January 1969 commenting on the First Dáil he referred to the imprisonment of Denis

Dennehy and the housing agitation, urging the Government to “regard as top priority

the removal as fast as possible of the major grievances of the marchers – and by resolving the

problem rather than resorting to repressive measures”.

The Gageby era was short-lived, and Gageby’s years as editor numbered after his

own managing director, Major Tom McDowell, denounced him secretly to the British

Ambassador as “something of a white nigger”, i.e. as having gone native. After Gageby,

the newspaper reverted to something of its old form, commenting in an increasingly

derisive manner on the state, and particularly on what Pat called “the natural party”

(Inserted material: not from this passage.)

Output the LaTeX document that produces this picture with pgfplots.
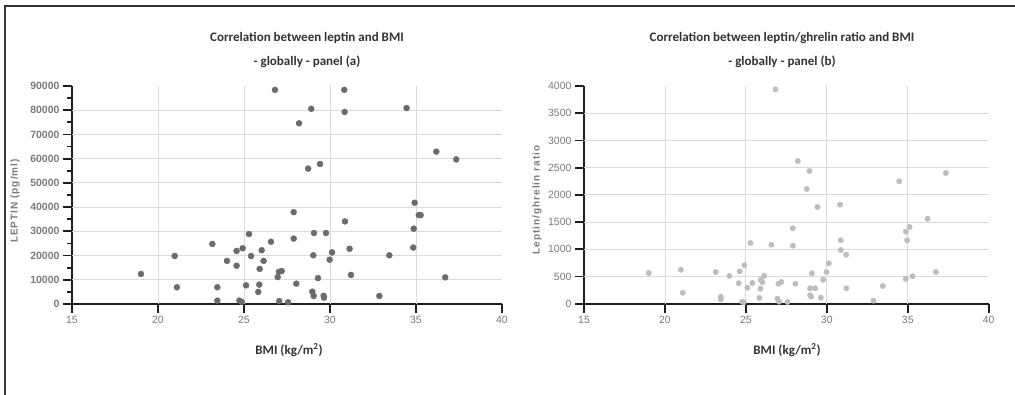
\documentclass[border=0pt]{standalone}
\usepackage{pgfplots}
\pgfplotsset{compat=1.18}
\usepackage{fontspec}
\setmainfont{Liberation Sans}
\newfontfamily\calibri{Carlito}
\newfontfamily\labfont[LetterSpace=10]{Liberation Sans}

\definecolor{dotdark}{HTML}{6B6B6B}
\definecolor{dotlight}{HTML}{BDBDBD}
\definecolor{ticktext}{HTML}{7A7A7A}
\definecolor{axisline}{HTML}{1E1E1E}
\definecolor{gridc}{HTML}{DADADA}
\definecolor{titlec}{HTML}{333333}

\pgfplotsset{
  panel/.style={
    scale only axis, anchor=south west,
    axis x line*=bottom, axis y line*=left,
    axis line style={-, line width=2pt, draw=axisline},
    tick style={line width=1.8pt, draw=axisline},
    tick align=outside,
    major tick length=9pt, minor tick length=5pt,
    xmin=15, xmax=40, xtick={15,20,...,40},
    scaled ticks=false,
    /pgf/number format/1000 sep={},
    /pgf/number format/assume math mode=true,
    tick label style={font=\fontsize{10.5}{12}\selectfont, text=ticktext},
    extra x ticks={20,25,30,35}, extra x tick labels={},
    extra x tick style={grid=major},
    extra y tick style={grid=major},
    major grid style={draw=gridc, line width=0.8pt},
    clip=false,
  },
}
\tikzset{
  titlefont/.style={font=\calibri\bfseries\fontsize{13}{15}\selectfont, text=titlec},
  ylabfont/.style={font=\labfont\bfseries\fontsize{10}{12}\selectfont, text=ticktext, rotate=90},
}

\begin{document}
\begin{tikzpicture}[x=1pt,y=1pt]
\useasboundingbox (0,0) rectangle (1015,395);
% outer frame
\draw[line width=2pt, draw=titlec] (5,0) -- (5,389) -- (1015,389);

% panel (a): leptin vs BMI
\begin{axis}[panel, at={(72pt,91pt)}, width=430pt, height=218pt,
  ymin=0, ymax=90000, ytick={0,10000,...,90000}, minor y tick num=1,
  extra y ticks={10000,20000,...,80000}, extra y tick labels={},
  yticklabel style={font=\bfseries\fontsize{10.5}{12}\selectfont},
  tick align=outside]
\addplot[only marks, mark=*, mark size=3pt, mark options={fill=dotdark, draw=dotdark}]
coordinates {
(19.01,12400) (20.97,19800) (21.10,6900) (23.16,24800) (23.45,6900)
(23.45,1400) (24.01,17800) (24.57,21900) (24.57,15800) (24.92,23000)
(24.73,1400) (24.86,900) (25.12,7700) (25.29,28900) (25.41,19800)
(26.03,22200) (26.14,17800) (25.91,14500) (25.89,8000) (25.83,5000)
(26.57,25700) (26.96,11100) (27.03,13300) (27.19,13600) (27.05,1200)
(27.56,700) (27.89,37900) (27.89,27000) (28.04,8400) (28.73,55900)
(29.42,57800) (29.07,29300) (29.77,29300) (29.03,20100) (30.12,21300)
(29.98,18300) (29.30,10700) (28.97,5100) (29.05,3300) (29.63,3400)
(29.65,2600) (30.87,34100) (31.14,22800) (31.22,12000) (32.87,3300)
(33.45,20100) (34.92,41800) (35.16,36700) (35.27,36700) (34.87,31100)
(34.84,23300) (36.70,11000) (36.18,62900) (37.34,59700) (26.80,88400)
(30.83,88400) (28.91,80600) (30.85,79300) (28.20,74600) (34.45,80900)
};
\end{axis}

% panel (b): leptin/ghrelin ratio vs BMI
\begin{axis}[panel, at={(584pt,91.3pt)}, width=404.7pt, height=217.7pt,
  ymin=0, ymax=4000, ytick={0,500,...,4000},
  extra y ticks={500,1000,...,3500}, extra y tick labels={},
  tick align=outside]
\addplot[only marks, mark=*, mark size=2.7pt, mark options={fill=dotlight, draw=dotlight}]
coordinates {
(19.00,564) (20.98,625) (21.10,202) (23.14,582) (23.45,129)
(23.45,81) (23.98,509) (24.62,595) (24.56,375) (24.91,705)
(24.77,37) (24.87,26) (25.28,1115) (25.40,380) (25.09,294)
(25.92,441) (26.02,393) (26.14,514) (25.90,276) (25.84,105)
(26.58,1084) (27.01,367) (27.19,399) (26.95,92) (27.05,37)
(27.57,31) (27.90,1385) (27.90,1066) (28.06,367) (28.21,2621)
(28.93,2438) (28.76,2107) (29.42,1776) (29.07,558) (28.97,283)
(29.28,283) (28.97,154) (29.03,129) (29.63,110) (29.77,441)
(29.98,582) (30.12,742) (30.82,1819) (30.86,1165) (30.86,986)
(31.19,900) (31.21,283) (32.88,55) (33.46,325) (34.47,2248)
(34.88,1323) (35.11,1409) (34.96,1165) (34.88,454) (35.29,503)
(36.22,1561) (36.74,582) (37.35,2401) (26.83,3938)
};
\end{axis}

% titles
\node[titlefont] at (307,357) {Correlation between leptin and BMI};
\node[titlefont] at (307,333) {- globally - panel (a)};
\node[titlefont] at (782,357) {Correlation between leptin/ghrelin ratio and BMI};
\node[titlefont] at (782,333) {- globally - panel (b)};

% axis labels
\node[titlefont] at (289,45) {BMI (kg/m\textsuperscript{2})};
\node[titlefont] at (787,45) {BMI (kg/m\textsuperscript{2})};
\node[ylabfont] at (15,194) {LEPTIN (pg/ml)};
\node[ylabfont] at (537,195) {Leptin/ghrelin ratio};
\end{tikzpicture}
\end{document}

of the state, Fianna Fáil, if now expressed ever more from a “leftist” rather than the

previous unionist perspective. These were matters which Pat commented upon at

some length, and we reproduce some of these comments in this pamphlet. It was an

ultimate irony, therefore, that it was that very newspaper that was to carry a worthy

obituary for Pat.

Quiet and private, Pat nevertheless took a lively interest in all around him, and after

pondering and assessing his thoughts, would suddenly make a decisive intervention

in debates, an intervention invariably marked by a withering logic and consistency

of thought. He formed strong bonds, and enjoyed lifelong friendships with a great

number of people, notably those he had met through his political work – Angela and

Brendan Clifford, Mick Murray, Conor Lynch, Joe Keenan, Manus O’Riordan and

many others. He was an equally close and ever dependable colleague for the many

people he worked with over the years, especially Maria Tyrrell and her co-workers

at the Larkin Centre and Bernie Walsh and the board and staff of Sunflower

Recycling.

Though he never married, he remained close to family, and also took a lively interest

until the end in sport, culture, and all other aspects of life.

At the end, Pat took a lively interest in the organising of his funeral arrangements,

often coloured by his dryly infectious humour. When asked if he would like an

official of the Humanist Association to preside at the secular ceremony, he replied

that he’d prefer to do without bishops of any kind! Together with Manus he selected

the music and readings he would like and also, to the surprise of some of his friends,

made it known that his coffin should not bear the Red Flag or even the Starry

Plough, but the Tricolour of the Republic he had served so honourably. And so it was

that at the funeral the Tricolour draped his coffin, and after being folded in the

traditional ceremonial military manner by his close lifelong comrades, Conor Lynch

and Malachi Lawless, was presented to his family.

It has been a great honour to have known and worked with Pat Murphy.